Without including any pictures, copy each entry below exactly.

• _Exercise data_
────────

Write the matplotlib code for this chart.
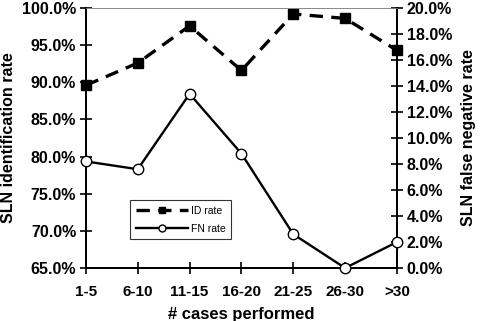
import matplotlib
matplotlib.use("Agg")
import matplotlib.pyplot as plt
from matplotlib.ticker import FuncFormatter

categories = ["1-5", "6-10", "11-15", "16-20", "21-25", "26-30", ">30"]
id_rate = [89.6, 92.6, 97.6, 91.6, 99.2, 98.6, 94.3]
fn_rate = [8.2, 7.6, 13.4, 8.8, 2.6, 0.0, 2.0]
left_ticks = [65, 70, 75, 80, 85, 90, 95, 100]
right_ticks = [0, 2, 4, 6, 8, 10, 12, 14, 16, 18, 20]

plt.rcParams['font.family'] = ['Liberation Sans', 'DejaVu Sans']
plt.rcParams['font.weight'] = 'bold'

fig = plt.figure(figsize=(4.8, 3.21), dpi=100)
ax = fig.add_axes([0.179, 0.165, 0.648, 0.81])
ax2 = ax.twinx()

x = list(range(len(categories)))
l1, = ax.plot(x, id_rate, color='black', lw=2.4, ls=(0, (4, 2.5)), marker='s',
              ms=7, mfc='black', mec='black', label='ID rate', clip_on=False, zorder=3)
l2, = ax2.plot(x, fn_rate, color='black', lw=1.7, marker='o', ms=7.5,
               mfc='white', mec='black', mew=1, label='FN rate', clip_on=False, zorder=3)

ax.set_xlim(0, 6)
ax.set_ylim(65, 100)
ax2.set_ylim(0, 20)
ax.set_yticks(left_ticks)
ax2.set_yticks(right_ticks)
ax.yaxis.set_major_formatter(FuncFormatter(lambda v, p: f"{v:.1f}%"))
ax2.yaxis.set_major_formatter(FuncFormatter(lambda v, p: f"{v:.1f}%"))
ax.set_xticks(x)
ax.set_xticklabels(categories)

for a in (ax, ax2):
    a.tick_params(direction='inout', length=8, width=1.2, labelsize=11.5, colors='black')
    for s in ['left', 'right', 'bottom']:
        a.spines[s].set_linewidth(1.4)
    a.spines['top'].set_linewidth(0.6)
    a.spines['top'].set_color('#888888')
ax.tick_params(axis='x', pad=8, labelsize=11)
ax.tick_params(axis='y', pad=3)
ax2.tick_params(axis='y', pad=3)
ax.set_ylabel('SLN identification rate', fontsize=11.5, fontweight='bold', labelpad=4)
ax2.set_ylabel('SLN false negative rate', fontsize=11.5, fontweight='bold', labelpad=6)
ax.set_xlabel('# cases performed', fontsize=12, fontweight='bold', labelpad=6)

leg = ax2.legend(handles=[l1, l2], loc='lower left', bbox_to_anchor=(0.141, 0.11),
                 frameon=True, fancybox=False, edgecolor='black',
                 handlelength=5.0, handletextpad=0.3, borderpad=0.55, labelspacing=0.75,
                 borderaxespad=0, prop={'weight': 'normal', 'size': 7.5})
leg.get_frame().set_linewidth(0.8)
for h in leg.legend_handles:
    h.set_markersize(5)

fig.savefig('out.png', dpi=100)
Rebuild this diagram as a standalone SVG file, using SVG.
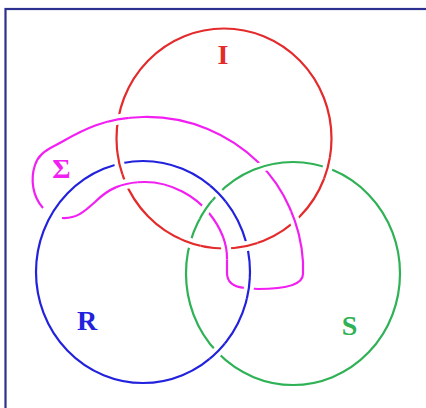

────────

• _Response for this exercise_
Write the matplotlib code for this chart.
import matplotlib
matplotlib.use("Agg")
import matplotlib.pyplot as plt
from matplotlib.ticker import FuncFormatter

categories = ["1-5", "6-10", "11-15", "16-20", "21-25", "26-30", ">30"]
id_rate = [89.6, 92.6, 97.6, 91.6, 99.2, 98.6, 94.3]
fn_rate = [8.2, 7.6, 13.4, 8.8, 2.6, 0.0, 2.0]
left_ticks = [65, 70, 75, 80, 85, 90, 95, 100]
right_ticks = [0, 2, 4, 6, 8, 10, 12, 14, 16, 18, 20]

plt.rcParams['font.family'] = ['Liberation Sans', 'DejaVu Sans']
plt.rcParams['font.weight'] = 'bold'

fig = plt.figure(figsize=(4.8, 3.21), dpi=100)
ax = fig.add_axes([0.179, 0.165, 0.648, 0.81])
ax2 = ax.twinx()

x = list(range(len(categories)))
l1, = ax.plot(x, id_rate, color='black', lw=2.4, ls=(0, (4, 2.5)), marker='s',
              ms=7, mfc='black', mec='black', label='ID rate', clip_on=False, zorder=3)
l2, = ax2.plot(x, fn_rate, color='black', lw=1.7, marker='o', ms=7.5,
               mfc='white', mec='black', mew=1, label='FN rate', clip_on=False, zorder=3)

ax.set_xlim(0, 6)
ax.set_ylim(65, 100)
ax2.set_ylim(0, 20)
ax.set_yticks(left_ticks)
ax2.set_yticks(right_ticks)
ax.yaxis.set_major_formatter(FuncFormatter(lambda v, p: f"{v:.1f}%"))
ax2.yaxis.set_major_formatter(FuncFormatter(lambda v, p: f"{v:.1f}%"))
ax.set_xticks(x)
ax.set_xticklabels(categories)

for a in (ax, ax2):
    a.tick_params(direction='inout', length=8, width=1.2, labelsize=11.5, colors='black')
    for s in ['left', 'right', 'bottom']:
        a.spines[s].set_linewidth(1.4)
    a.spines['top'].set_linewidth(0.6)
    a.spines['top'].set_color('#888888')
ax.tick_params(axis='x', pad=8, labelsize=11)
ax.tick_params(axis='y', pad=3)
ax2.tick_params(axis='y', pad=3)
ax.set_ylabel('SLN identification rate', fontsize=11.5, fontweight='bold', labelpad=4)
ax2.set_ylabel('SLN false negative rate', fontsize=11.5, fontweight='bold', labelpad=6)
ax.set_xlabel('# cases performed', fontsize=12, fontweight='bold', labelpad=6)

leg = ax2.legend(handles=[l1, l2], loc='lower left', bbox_to_anchor=(0.141, 0.11),
                 frameon=True, fancybox=False, edgecolor='black',
                 handlelength=5.0, handletextpad=0.3, borderpad=0.55, labelspacing=0.75,
                 borderaxespad=0, prop={'weight': 'normal', 'size': 7.5})
leg.get_frame().set_linewidth(0.8)
for h in leg.legend_handles:
    h.set_markersize(5)

fig.savefig('out.png', dpi=100)
Rebuild this diagram as a standalone SVG file, using SVG.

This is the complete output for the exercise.